■ What you have to do ■
Retype the stretch of lines that starts at the line containing "Convert this chart" and ends at the line containing "import * as", inclusive. Do not include pictures.

[START Extracted information]

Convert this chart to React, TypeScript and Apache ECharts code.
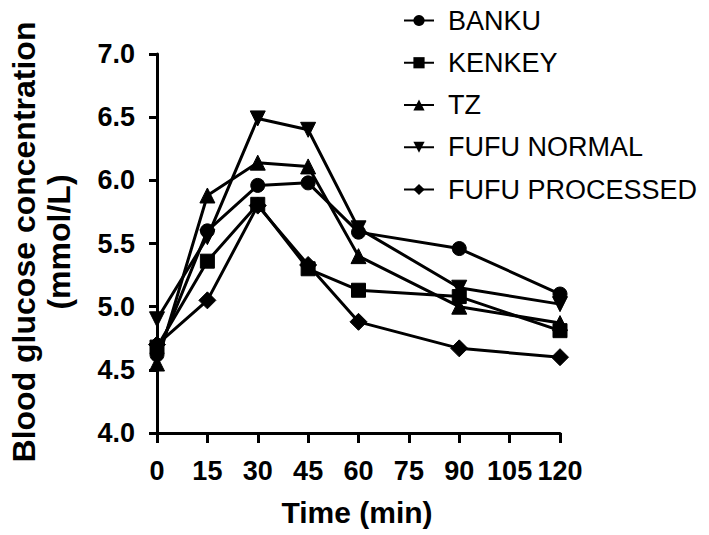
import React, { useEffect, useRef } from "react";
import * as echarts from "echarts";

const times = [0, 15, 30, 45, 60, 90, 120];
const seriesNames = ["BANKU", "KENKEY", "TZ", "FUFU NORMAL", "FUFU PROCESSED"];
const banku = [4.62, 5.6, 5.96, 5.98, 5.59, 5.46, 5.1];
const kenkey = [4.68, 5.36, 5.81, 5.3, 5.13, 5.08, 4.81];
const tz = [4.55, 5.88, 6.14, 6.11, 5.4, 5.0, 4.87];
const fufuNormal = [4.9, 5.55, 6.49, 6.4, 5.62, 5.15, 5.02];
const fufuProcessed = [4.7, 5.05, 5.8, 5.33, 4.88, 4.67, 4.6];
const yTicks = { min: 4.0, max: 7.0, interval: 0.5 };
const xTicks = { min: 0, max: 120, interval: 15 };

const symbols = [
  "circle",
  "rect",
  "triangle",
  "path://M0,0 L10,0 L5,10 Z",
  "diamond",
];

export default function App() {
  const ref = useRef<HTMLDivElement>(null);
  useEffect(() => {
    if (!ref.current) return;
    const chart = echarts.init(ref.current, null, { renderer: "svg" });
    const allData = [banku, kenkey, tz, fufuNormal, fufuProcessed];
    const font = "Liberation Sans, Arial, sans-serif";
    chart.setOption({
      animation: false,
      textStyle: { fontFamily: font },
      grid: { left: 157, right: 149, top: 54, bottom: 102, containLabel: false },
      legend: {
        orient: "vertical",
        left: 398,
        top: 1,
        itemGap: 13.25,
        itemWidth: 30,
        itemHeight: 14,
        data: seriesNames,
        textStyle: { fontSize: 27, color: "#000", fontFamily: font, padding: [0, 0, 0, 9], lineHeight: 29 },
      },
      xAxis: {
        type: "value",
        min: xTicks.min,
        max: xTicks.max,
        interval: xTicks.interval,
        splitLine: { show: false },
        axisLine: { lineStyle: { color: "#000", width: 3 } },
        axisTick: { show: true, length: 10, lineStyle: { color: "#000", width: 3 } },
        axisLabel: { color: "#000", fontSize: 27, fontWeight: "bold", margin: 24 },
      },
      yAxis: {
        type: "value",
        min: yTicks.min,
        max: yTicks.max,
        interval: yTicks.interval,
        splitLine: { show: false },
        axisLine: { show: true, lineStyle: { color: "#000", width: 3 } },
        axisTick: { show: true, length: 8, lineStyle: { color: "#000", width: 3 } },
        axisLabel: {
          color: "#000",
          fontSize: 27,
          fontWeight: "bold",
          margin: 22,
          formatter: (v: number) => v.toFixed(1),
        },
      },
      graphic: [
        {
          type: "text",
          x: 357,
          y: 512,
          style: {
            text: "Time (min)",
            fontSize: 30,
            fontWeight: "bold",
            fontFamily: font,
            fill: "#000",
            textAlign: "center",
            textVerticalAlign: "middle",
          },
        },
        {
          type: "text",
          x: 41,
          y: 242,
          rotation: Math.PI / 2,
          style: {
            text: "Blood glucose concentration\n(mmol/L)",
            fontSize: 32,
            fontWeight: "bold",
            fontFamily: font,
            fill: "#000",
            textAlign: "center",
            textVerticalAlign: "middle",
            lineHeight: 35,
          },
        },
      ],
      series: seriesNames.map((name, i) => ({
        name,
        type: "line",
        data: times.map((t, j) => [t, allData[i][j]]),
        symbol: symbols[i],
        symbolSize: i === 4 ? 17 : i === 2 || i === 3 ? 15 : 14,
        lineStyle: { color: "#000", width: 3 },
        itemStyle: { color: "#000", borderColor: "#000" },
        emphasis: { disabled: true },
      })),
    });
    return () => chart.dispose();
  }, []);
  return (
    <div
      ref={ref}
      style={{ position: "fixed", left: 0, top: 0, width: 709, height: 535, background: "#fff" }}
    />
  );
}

[END Extracted information]
[START Extracted information]

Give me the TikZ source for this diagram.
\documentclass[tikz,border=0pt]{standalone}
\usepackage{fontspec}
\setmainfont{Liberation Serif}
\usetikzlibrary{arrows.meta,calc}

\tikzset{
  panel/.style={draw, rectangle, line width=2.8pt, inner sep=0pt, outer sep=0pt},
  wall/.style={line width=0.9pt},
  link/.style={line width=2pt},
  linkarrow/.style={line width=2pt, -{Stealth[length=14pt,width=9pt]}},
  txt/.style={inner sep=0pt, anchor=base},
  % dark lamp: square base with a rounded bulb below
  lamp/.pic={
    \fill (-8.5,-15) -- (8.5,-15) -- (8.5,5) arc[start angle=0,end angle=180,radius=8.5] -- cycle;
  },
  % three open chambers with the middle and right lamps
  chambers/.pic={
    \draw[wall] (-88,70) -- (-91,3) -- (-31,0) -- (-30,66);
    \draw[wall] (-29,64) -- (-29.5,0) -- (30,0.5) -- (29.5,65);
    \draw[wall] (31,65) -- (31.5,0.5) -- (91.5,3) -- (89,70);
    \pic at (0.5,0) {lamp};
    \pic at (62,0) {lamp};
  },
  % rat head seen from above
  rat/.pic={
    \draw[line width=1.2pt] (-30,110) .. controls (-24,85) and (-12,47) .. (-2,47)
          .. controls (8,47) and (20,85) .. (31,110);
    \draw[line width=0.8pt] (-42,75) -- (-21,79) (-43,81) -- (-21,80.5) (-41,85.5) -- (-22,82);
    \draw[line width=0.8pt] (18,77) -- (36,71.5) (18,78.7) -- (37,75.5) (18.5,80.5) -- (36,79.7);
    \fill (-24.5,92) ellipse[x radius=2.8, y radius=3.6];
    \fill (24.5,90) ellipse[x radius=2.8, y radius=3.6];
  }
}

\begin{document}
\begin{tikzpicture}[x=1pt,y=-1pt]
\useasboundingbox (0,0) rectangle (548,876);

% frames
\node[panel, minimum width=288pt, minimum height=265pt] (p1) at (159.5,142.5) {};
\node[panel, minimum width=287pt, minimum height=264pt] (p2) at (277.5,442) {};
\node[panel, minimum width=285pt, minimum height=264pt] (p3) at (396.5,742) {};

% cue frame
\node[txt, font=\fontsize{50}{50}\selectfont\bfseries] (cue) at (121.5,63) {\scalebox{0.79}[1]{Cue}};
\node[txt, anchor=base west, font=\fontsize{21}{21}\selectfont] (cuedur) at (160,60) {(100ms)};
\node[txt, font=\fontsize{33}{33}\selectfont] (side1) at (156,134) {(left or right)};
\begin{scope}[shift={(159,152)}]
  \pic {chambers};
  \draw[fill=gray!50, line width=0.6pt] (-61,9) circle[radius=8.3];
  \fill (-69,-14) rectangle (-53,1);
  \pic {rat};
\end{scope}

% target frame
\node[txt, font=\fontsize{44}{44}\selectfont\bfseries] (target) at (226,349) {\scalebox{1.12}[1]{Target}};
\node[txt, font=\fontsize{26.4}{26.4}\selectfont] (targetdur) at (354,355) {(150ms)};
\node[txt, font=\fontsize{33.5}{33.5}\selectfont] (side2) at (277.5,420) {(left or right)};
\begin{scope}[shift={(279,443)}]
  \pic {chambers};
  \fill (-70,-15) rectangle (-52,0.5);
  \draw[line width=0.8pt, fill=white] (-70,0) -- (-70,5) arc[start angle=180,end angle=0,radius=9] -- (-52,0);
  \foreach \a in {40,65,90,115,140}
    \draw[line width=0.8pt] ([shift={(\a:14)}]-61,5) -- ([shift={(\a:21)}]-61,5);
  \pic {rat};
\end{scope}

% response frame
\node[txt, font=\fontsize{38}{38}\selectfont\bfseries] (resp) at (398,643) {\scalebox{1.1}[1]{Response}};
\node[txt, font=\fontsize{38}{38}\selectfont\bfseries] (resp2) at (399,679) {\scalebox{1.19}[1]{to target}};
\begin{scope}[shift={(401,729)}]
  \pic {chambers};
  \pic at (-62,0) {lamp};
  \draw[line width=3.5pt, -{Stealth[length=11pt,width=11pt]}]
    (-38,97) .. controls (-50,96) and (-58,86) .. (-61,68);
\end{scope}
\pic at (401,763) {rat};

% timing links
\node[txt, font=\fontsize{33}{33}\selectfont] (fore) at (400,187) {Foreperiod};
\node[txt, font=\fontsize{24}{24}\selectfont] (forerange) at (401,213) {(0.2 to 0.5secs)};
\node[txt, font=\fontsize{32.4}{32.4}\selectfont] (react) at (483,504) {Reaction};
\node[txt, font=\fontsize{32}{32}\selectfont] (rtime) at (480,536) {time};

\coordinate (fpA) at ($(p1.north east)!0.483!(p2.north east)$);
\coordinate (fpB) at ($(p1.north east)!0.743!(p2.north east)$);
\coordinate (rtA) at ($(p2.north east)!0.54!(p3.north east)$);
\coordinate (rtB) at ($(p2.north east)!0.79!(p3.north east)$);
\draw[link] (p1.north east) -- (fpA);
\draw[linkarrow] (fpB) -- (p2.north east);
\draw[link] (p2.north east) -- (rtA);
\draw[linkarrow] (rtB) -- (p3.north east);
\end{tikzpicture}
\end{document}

[END Extracted information]
[START Extracted information]

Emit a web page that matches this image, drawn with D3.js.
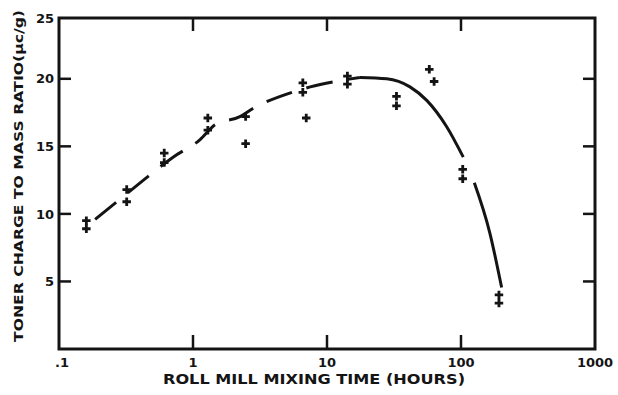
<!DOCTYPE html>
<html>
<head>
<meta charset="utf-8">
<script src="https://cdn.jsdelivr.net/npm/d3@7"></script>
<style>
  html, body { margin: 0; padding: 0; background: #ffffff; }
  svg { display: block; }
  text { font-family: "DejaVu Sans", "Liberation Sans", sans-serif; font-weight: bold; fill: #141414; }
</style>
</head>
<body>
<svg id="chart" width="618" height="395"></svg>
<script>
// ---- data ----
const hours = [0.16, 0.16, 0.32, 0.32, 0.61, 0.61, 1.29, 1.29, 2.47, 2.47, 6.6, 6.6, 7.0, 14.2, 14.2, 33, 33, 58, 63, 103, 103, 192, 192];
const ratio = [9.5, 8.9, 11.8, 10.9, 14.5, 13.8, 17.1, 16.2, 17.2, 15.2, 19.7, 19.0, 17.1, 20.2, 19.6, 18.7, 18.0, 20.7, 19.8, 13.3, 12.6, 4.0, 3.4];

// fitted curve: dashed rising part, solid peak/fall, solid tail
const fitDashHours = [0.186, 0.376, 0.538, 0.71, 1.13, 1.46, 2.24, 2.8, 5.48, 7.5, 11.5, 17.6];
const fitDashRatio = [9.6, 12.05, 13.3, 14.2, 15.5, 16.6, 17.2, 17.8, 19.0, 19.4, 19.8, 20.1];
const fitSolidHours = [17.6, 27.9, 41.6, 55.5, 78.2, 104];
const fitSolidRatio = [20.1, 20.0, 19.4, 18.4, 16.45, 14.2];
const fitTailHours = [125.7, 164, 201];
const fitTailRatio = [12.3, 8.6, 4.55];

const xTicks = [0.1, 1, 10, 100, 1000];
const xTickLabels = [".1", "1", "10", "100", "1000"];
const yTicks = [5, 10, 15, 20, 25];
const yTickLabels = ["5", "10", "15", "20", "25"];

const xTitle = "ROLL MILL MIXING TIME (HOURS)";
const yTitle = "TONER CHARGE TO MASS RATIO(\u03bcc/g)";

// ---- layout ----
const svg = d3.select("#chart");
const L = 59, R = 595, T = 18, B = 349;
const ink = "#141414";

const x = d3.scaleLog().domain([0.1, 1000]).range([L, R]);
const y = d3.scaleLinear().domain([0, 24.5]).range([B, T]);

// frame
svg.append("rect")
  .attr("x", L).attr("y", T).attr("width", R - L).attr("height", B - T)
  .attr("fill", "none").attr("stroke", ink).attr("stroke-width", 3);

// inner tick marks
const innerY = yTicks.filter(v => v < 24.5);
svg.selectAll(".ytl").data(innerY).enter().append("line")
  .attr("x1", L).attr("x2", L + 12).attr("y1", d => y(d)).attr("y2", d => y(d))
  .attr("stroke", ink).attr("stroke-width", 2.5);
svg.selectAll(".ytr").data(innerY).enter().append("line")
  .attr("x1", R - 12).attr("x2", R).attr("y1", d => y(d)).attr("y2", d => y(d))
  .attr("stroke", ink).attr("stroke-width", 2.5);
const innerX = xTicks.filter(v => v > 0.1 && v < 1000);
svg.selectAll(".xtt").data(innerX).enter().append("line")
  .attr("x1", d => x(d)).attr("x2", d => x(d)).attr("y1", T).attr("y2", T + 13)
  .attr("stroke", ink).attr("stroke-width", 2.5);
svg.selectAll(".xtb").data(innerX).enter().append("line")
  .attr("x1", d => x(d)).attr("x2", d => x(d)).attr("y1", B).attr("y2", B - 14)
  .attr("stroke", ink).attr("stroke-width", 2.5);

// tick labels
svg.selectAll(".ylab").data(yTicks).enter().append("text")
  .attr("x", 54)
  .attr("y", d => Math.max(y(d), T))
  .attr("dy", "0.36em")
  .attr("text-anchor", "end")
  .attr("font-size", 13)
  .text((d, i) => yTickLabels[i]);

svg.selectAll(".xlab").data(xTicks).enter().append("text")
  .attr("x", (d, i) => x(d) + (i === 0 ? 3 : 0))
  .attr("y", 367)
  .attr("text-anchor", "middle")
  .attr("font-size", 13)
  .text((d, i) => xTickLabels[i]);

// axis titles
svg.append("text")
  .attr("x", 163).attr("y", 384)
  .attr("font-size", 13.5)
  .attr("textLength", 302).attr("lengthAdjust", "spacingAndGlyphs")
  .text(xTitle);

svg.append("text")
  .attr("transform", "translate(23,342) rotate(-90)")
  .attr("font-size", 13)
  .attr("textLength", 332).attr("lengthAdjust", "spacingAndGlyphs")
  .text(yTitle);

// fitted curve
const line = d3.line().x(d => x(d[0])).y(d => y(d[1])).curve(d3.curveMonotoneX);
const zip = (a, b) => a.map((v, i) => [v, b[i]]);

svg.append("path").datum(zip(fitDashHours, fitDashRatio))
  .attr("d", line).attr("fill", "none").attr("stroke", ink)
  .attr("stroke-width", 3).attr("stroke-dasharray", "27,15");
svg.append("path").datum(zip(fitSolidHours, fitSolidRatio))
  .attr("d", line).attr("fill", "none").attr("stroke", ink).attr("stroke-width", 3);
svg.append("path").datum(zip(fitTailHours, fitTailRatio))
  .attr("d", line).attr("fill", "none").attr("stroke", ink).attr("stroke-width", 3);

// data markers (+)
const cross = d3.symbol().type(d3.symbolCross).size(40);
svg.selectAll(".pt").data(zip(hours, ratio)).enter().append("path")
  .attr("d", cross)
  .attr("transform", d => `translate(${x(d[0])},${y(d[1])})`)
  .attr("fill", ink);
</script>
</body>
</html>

[END Extracted information]

■ The output ■
Convert this chart to React, TypeScript and Apache ECharts code.
import React, { useEffect, useRef } from "react";
import * as echarts from "echarts";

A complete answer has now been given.